Das war wohl nix. Am Eingang zum Strand, wo wir hergekommen sind, gibt es ein kleines Fleckchen, das uns für die Nacht geeignet erscheint. Wir stehen dabei nicht weit von einer Häuserreihe, die offenbar zu einer Feriensiedlung gehört. Erst mal ein perfektes Plätzchen.

So schnell ist man sein Spielzeug los
Zeit für Micha und mich, ein bisschen zu arbeiten. Wir sitzen an unseren Rechnern, als wir hören, dass mindestens eine Drohne über unseren Köpfen kreist. Klar – in bewohntem Gebiet immer ein bisschen problematisch, da verboten … aber in dieser Hinsicht haben wir uns alle schon einmal schuldig gemacht 😉
Der Drohnenflug dieses Abends wird jedoch noch für Wirbel sorgen, der damit endet, dass Volker, der hier geflogen ist, nun nicht mehr im Besitz eines unerlaubten Flugkörpers ist.

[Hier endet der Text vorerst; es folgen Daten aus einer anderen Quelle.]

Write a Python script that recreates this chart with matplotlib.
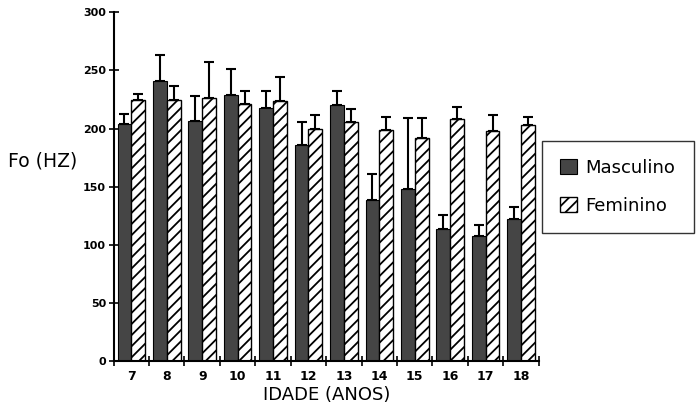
import matplotlib
matplotlib.use("Agg")
import matplotlib.pyplot as plt
import numpy as np

ages = [7, 8, 9, 10, 11, 12, 13, 14, 15, 16, 17, 18]
masc = [204, 241, 207, 229, 218, 186, 220, 139, 148, 114, 108, 122]
masc_err = [9, 22, 21, 22, 14, 20, 12, 22, 61, 12, 9, 11]
fem = [225, 225, 226, 221, 224, 200, 206, 199, 192, 208, 198, 203]
fem_err = [5, 12, 31, 11, 20, 12, 11, 11, 17, 11, 14, 7]
yticks = [0, 50, 100, 150, 200, 250, 300]

plt.rcParams['hatch.linewidth'] = 1.3
plt.rcParams['font.family'] = ['DejaVu Sans']

fig = plt.figure(figsize=(6.97, 4.08), dpi=100)
ax = fig.add_axes([0.163, 0.114, 0.610, 0.856])

x = np.arange(len(ages))
w = 0.39
ax.bar(x - w / 2, masc, w, color='#454545', edgecolor='black', linewidth=0.8,
       yerr=[np.zeros(len(masc)), masc_err], capsize=3.5,
       error_kw=dict(ecolor='black', elinewidth=1.5, capthick=1.5),
       label='Masculino', zorder=2)
ax.bar(x + w / 2, fem, w, color='white', edgecolor='black', linewidth=1.0,
       hatch='///', yerr=[np.zeros(len(fem)), fem_err], capsize=3.5,
       error_kw=dict(ecolor='black', elinewidth=1.5, capthick=1.5),
       label='Feminino', zorder=2)

ax.set_xlim(-0.5, len(ages) - 0.5)
ax.set_ylim(0, 300)
ax.spines['top'].set_visible(False)
ax.spines['right'].set_visible(False)
ax.spines['left'].set_linewidth(1.5)
ax.spines['bottom'].set_linewidth(1.5)

ax.set_yticks(yticks)
ax.set_yticklabels([str(t) for t in yticks], fontsize=8, fontweight='bold')
ax.set_xticks(x)
ax.set_xticklabels([str(a) for a in ages], fontsize=9, fontweight='bold')
ax.tick_params(axis='x', length=0, pad=6)
ax.set_xticks(np.arange(-0.5, len(ages)), minor=True)
ax.tick_params(axis='x', which='minor', direction='inout', length=7, width=1.2)
ax.tick_params(axis='y', direction='inout', length=7, width=1.2, pad=2)

ax.set_xlabel('IDADE (ANOS)', fontsize=13, labelpad=2)
fig.text(0.012, 0.605, 'Fo (HZ)', fontsize=13.5, va='center', ha='left')

leg = fig.legend(loc='upper left', bbox_to_anchor=(0.778, 0.655), frameon=True,
                 fancybox=False, edgecolor='black', fontsize=13,
                 handlelength=0.9, handleheight=0.9, handletextpad=0.5,
                 borderpad=1.0, labelspacing=1.1, borderaxespad=0)
leg.get_frame().set_linewidth(1.0)

fig.savefig('out.png', dpi=100)
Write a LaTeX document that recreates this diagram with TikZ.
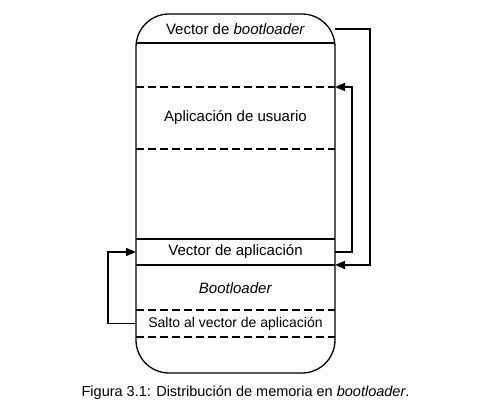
\documentclass[tikz,border=0pt]{standalone}
\usepackage{fontspec}
\setmainfont{Liberation Sans}
\usetikzlibrary{arrows.meta}
\begin{document}
\begin{tikzpicture}[x=1pt,y=-1pt]
  \tikzstyle{every node}+=[inner sep=0pt, outer sep=0pt, font=\fontsize{15}{18}\selectfont]
  \tikzstyle{sep}=[line width=1.3pt]
  \tikzstyle{sepdash}=[line width=1.3pt, dash pattern=on 7.5pt off 4.5pt]
  \tikzstyle{link}=[line width=1.3pt, -{Triangle[length=10pt,width=8pt]}]
  \useasboundingbox (0,0) rectangle (491,411);
  % memory block
  \node[draw, line width=1.3pt, rounded corners=33pt, minimum width=199pt, minimum height=359pt] (mem) at (235.5,193.5) {};
  \foreach \y/\n in {43/a,87/b,149/c,239/d,265/e,310/f,337/g} {
    \coordinate (l\n) at (136,\y);
    \coordinate (r\n) at (335,\y);
  }
  \draw[sep] (la) -- (ra);
  \draw[sepdash] (lb) -- (rb);
  \draw[sepdash] (lc) -- (rc);
  \draw[sep] (ld) -- (rd);
  \draw[sep] (le) -- (re);
  \draw[sepdash] (lf) -- (rf);
  \draw[sepdash] (lg) -- (rg);
  % sections
  \node (vboot) at (235.5,29) {Vector de \textit{bootloader}};
  \node (app) at (235.5,118) {Aplicación de usuario};
  \node (vapp) at (235.5,252) {Vector de aplicación};
  \node (boot) at (235.5,288) {\textit{Bootloader}};
  \node[font=\fontsize{14}{17}\selectfont] (salto) at (235.5,323.5) {Salto al vector de aplicación};
  % jumps
  \draw[link] (vboot -| mem.east) -- ++(35,0) |- (re);
  \draw[link] (vapp -| mem.east) -- ++(17,0) |- (rb);
  \draw[link] (salto -| mem.west) -- ++(-28,0) |- (vapp -| mem.west);
  % caption
  \node[font=\fontsize{14.5}{17}\selectfont] (cap) at (245.5,393) {Figura 3.1: Distribución de memoria en \textit{bootloader}.};
\end{tikzpicture}
\end{document}
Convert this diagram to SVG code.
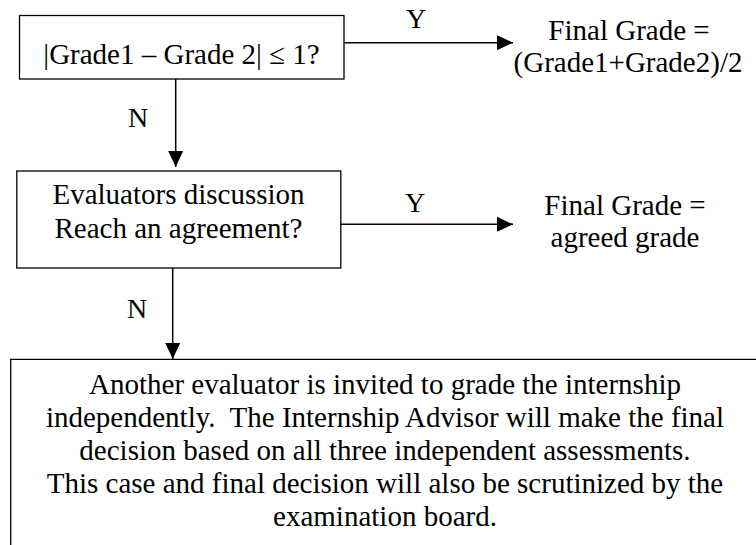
<svg xmlns="http://www.w3.org/2000/svg" width="756" height="545" viewBox="0 0 756 545">
  <style>
    .box { fill: #ffffff; stroke: #000000; stroke-width: 1.3; }
    .edge { stroke: #000000; stroke-width: 1.5; fill: none; }
    .t { font-family: "Liberation Serif", serif; font-size: 29px; text-anchor: middle; fill: #000000; }
    .lbl { font-family: "Liberation Serif", serif; font-size: 28px; fill: #000000; }
  </style>
  <defs>
    <marker id="arrow" viewBox="0 0 16 16" refX="16" refY="8" markerWidth="16" markerHeight="16" markerUnits="userSpaceOnUse" orient="auto">
      <path d="M0,0.5 L16,8 L0,15.5 Z" fill="#000000"/>
    </marker>
  </defs>

  <rect x="0" y="0" width="756" height="545" fill="#ffffff"/>

  <g id="connectors">
    <line class="edge" x1="344" y1="42.7" x2="513" y2="42.7" marker-end="url(#arrow)"/>
    <line class="edge" x1="175.7" y1="79" x2="175.7" y2="167" marker-end="url(#arrow)"/>
    <line class="edge" x1="341" y1="224.3" x2="513" y2="224.3" marker-end="url(#arrow)"/>
    <line class="edge" x1="172.7" y1="268" x2="172.7" y2="359" marker-end="url(#arrow)"/>
    <text class="lbl" x="406" y="28">Y</text>
    <text class="lbl" x="128" y="127">N</text>
    <text class="lbl" x="405" y="212">Y</text>
    <text class="lbl" x="127" y="318">N</text>
  </g>

  <g id="check-difference">
    <rect class="box" x="19.5" y="15.5" width="324.5" height="63.5"/>
    <text class="t" x="181.5" y="64">|Grade1 – Grade 2| ≤ 1?</text>
  </g>

  <g id="average-grade">
    <text class="t" x="629" y="40">Final Grade =</text>
    <text class="t" x="628" y="72">(Grade1+Grade2)/2</text>
  </g>

  <g id="discussion">
    <rect class="box" x="16.8" y="171" width="324" height="97"/>
    <text class="t" x="178.5" y="204">Evaluators discussion</text>
    <text class="t" x="178.5" y="238">Reach an agreement?</text>
  </g>

  <g id="agreed-grade">
    <text class="t" x="625" y="215">Final Grade =</text>
    <text class="t" x="625" y="247">agreed grade</text>
  </g>

  <g id="third-evaluator">
    <path class="box" d="M10.7,546 V359.3 H757"/>
    <text class="t" x="385" y="394">Another evaluator is invited to grade the internship</text>
    <text class="t" x="385" y="427" xml:space="preserve">independently.  The Internship Advisor will make the final</text>
    <text class="t" x="385" y="460">decision based on all three independent assessments.</text>
    <text class="t" x="385" y="493">This case and final decision will also be scrutinized by the</text>
    <text class="t" x="385" y="526">examination board.</text>
  </g>
</svg>
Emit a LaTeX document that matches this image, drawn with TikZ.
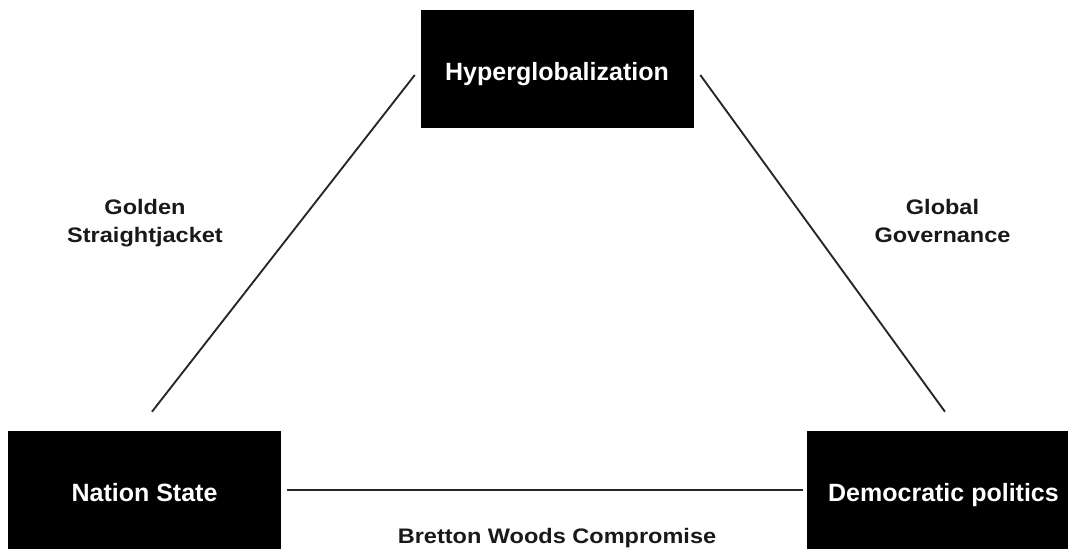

Dabei waren die Polizisten noch nicht einmal aus diesem Grund bei uns, sie wollten nur einmal mehr für unsere Sicherheit sorgen. Aber was sollen sie auch machen, wenn die Drohne dann genau vor dem Polizeiauto gelandet wird … dann ist das Ding halt weg.
Lektion des heutigen Tages: Nur Fliegen ist schöner … als erwischt werden.